* _What is needed_: Produce an exact transcription of the listing below, omitting the pictures.

==*==

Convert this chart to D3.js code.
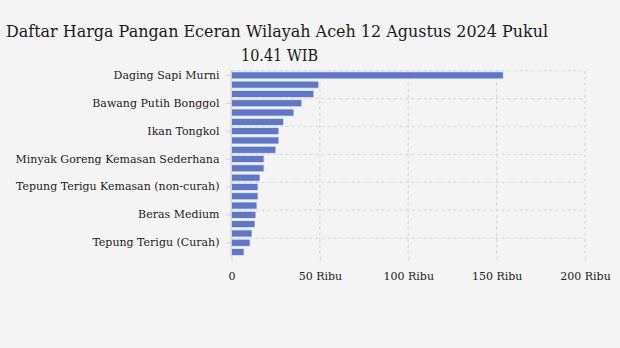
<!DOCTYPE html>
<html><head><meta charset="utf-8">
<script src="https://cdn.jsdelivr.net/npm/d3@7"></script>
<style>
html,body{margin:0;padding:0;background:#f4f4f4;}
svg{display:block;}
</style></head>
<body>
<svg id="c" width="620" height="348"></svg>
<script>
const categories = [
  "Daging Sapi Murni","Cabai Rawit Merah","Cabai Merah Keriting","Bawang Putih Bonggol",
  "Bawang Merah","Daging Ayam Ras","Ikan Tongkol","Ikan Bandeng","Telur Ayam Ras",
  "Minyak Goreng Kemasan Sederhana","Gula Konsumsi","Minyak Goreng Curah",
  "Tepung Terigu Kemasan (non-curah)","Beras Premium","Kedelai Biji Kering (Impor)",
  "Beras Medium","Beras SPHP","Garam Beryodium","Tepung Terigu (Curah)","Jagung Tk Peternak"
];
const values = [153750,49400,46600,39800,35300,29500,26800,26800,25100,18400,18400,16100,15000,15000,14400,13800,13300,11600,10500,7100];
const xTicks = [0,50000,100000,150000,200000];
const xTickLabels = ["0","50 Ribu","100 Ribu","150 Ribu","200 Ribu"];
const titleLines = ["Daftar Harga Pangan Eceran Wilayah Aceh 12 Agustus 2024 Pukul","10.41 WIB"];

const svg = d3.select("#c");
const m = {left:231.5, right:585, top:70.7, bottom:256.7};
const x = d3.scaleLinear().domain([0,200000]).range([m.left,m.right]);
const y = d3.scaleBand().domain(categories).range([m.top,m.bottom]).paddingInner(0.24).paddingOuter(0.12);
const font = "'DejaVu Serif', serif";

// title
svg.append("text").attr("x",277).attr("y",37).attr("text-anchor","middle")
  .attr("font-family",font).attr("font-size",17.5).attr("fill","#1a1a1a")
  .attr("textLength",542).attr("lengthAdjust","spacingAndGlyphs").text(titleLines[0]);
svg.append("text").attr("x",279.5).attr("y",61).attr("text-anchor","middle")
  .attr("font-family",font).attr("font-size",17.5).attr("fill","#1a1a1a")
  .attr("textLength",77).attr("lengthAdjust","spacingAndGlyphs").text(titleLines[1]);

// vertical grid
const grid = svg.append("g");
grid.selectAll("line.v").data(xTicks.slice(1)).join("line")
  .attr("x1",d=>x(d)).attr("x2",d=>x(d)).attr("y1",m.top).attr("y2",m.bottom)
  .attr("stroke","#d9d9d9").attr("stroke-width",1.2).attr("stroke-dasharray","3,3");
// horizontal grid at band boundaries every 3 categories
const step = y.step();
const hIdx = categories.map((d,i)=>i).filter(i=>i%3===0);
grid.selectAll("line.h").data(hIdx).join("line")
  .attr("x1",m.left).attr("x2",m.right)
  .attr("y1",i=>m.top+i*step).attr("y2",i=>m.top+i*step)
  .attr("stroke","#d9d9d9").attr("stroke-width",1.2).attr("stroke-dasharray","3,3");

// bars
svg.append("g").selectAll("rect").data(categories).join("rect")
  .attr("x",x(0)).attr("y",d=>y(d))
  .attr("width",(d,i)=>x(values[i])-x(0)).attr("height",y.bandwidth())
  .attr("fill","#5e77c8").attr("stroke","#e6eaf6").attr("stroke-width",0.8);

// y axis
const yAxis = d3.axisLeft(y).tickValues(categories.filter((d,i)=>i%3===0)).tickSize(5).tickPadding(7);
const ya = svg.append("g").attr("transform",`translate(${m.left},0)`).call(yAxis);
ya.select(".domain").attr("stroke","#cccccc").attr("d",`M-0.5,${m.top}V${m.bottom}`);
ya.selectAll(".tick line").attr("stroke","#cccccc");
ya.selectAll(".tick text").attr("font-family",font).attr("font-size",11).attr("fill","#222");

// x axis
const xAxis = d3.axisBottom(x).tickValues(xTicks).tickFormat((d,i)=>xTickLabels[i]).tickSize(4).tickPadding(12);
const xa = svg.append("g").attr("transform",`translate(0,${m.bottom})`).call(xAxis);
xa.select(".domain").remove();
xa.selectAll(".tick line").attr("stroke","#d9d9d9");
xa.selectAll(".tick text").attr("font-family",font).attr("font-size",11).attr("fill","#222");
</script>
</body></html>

==*==

* _Correct result_:
Convert this chart to D3.js code.
<!DOCTYPE html>
<html><head><meta charset="utf-8">
<script src="https://cdn.jsdelivr.net/npm/d3@7"></script>
<style>
html,body{margin:0;padding:0;background:#f4f4f4;}
svg{display:block;}
</style></head>
<body>
<svg id="c" width="620" height="348"></svg>
<script>
const categories = [
  "Daging Sapi Murni","Cabai Rawit Merah","Cabai Merah Keriting","Bawang Putih Bonggol",
  "Bawang Merah","Daging Ayam Ras","Ikan Tongkol","Ikan Bandeng","Telur Ayam Ras",
  "Minyak Goreng Kemasan Sederhana","Gula Konsumsi","Minyak Goreng Curah",
  "Tepung Terigu Kemasan (non-curah)","Beras Premium","Kedelai Biji Kering (Impor)",
  "Beras Medium","Beras SPHP","Garam Beryodium","Tepung Terigu (Curah)","Jagung Tk Peternak"
];
const values = [153750,49400,46600,39800,35300,29500,26800,26800,25100,18400,18400,16100,15000,15000,14400,13800,13300,11600,10500,7100];
const xTicks = [0,50000,100000,150000,200000];
const xTickLabels = ["0","50 Ribu","100 Ribu","150 Ribu","200 Ribu"];
const titleLines = ["Daftar Harga Pangan Eceran Wilayah Aceh 12 Agustus 2024 Pukul","10.41 WIB"];

const svg = d3.select("#c");
const m = {left:231.5, right:585, top:70.7, bottom:256.7};
const x = d3.scaleLinear().domain([0,200000]).range([m.left,m.right]);
const y = d3.scaleBand().domain(categories).range([m.top,m.bottom]).paddingInner(0.24).paddingOuter(0.12);
const font = "'DejaVu Serif', serif";

// title
svg.append("text").attr("x",277).attr("y",37).attr("text-anchor","middle")
  .attr("font-family",font).attr("font-size",17.5).attr("fill","#1a1a1a")
  .attr("textLength",542).attr("lengthAdjust","spacingAndGlyphs").text(titleLines[0]);
svg.append("text").attr("x",279.5).attr("y",61).attr("text-anchor","middle")
  .attr("font-family",font).attr("font-size",17.5).attr("fill","#1a1a1a")
  .attr("textLength",77).attr("lengthAdjust","spacingAndGlyphs").text(titleLines[1]);

// vertical grid
const grid = svg.append("g");
grid.selectAll("line.v").data(xTicks.slice(1)).join("line")
  .attr("x1",d=>x(d)).attr("x2",d=>x(d)).attr("y1",m.top).attr("y2",m.bottom)
  .attr("stroke","#d9d9d9").attr("stroke-width",1.2).attr("stroke-dasharray","3,3");
// horizontal grid at band boundaries every 3 categories
const step = y.step();
const hIdx = categories.map((d,i)=>i).filter(i=>i%3===0);
grid.selectAll("line.h").data(hIdx).join("line")
  .attr("x1",m.left).attr("x2",m.right)
  .attr("y1",i=>m.top+i*step).attr("y2",i=>m.top+i*step)
  .attr("stroke","#d9d9d9").attr("stroke-width",1.2).attr("stroke-dasharray","3,3");

// bars
svg.append("g").selectAll("rect").data(categories).join("rect")
  .attr("x",x(0)).attr("y",d=>y(d))
  .attr("width",(d,i)=>x(values[i])-x(0)).attr("height",y.bandwidth())
  .attr("fill","#5e77c8").attr("stroke","#e6eaf6").attr("stroke-width",0.8);

// y axis
const yAxis = d3.axisLeft(y).tickValues(categories.filter((d,i)=>i%3===0)).tickSize(5).tickPadding(7);
const ya = svg.append("g").attr("transform",`translate(${m.left},0)`).call(yAxis);
ya.select(".domain").attr("stroke","#cccccc").attr("d",`M-0.5,${m.top}V${m.bottom}`);
ya.selectAll(".tick line").attr("stroke","#cccccc");
ya.selectAll(".tick text").attr("font-family",font).attr("font-size",11).attr("fill","#222");

// x axis
const xAxis = d3.axisBottom(x).tickValues(xTicks).tickFormat((d,i)=>xTickLabels[i]).tickSize(4).tickPadding(12);
const xa = svg.append("g").attr("transform",`translate(0,${m.bottom})`).call(xAxis);
xa.select(".domain").remove();
xa.selectAll(".tick line").attr("stroke","#d9d9d9");
xa.selectAll(".tick text").attr("font-family",font).attr("font-size",11).attr("fill","#222");
</script>
</body></html>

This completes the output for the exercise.